Mark Shannon, a longtime core Python contributor now at Microsoft, summarized many of the initiatives to speed up and streamline Python. Most of the work he described in his presentation centered on reducing Python's memory use, making the interpreter faster, and optimizing the compiler to yield more efficient code.

Other projects, still under wraps but already showing promise, offer ways to expand Python's concurrency model. This will allow Python to better use multiple cores with fewer of the tradeoffs imposed by threads, async, or multiprocessing.

[...] One long-dreamed way to solve this problem is to remove Python's GIL, or Global Interpreter Lock. The GIL synchronizes operations between threads to ensure objects are accessed by only one thread at a time. In theory, removing the GIL would allow true multithreading. In practice-and it's been tried many times-it slows down non-threaded use cases, so it's not a net win.

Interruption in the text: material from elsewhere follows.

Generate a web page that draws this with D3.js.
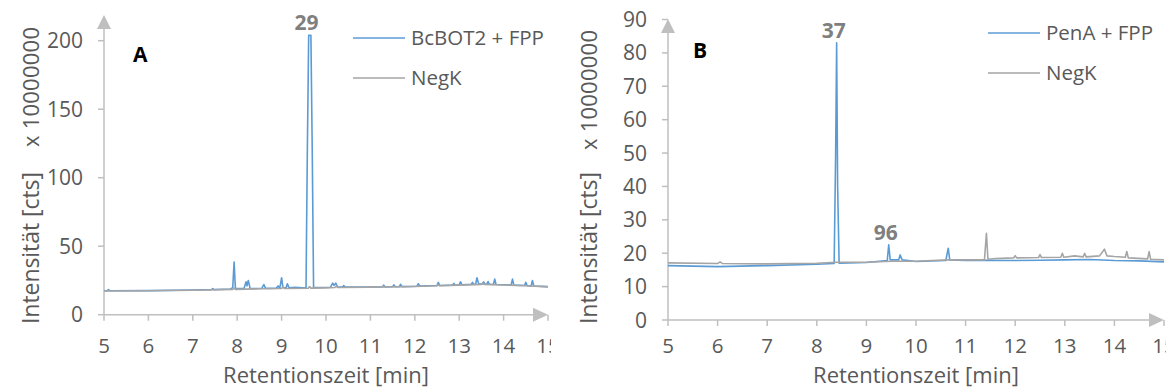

Core python developer Eric Snow, in his talk, unveiled a possible future solution for all this: subinterpreters, and a per-interpreter GIL. In short: the GIL wouldn't be removed, just sidestepped.

Subinterpreters is a mechanism where the Python runtime can have multiple interpreters running together inside a single process, as opposed to each interpreter being isolated in its own process (the current multiprocessing mechanism). Each subinterpreter gets its own GIL, but all subinterpreters can share state more readily.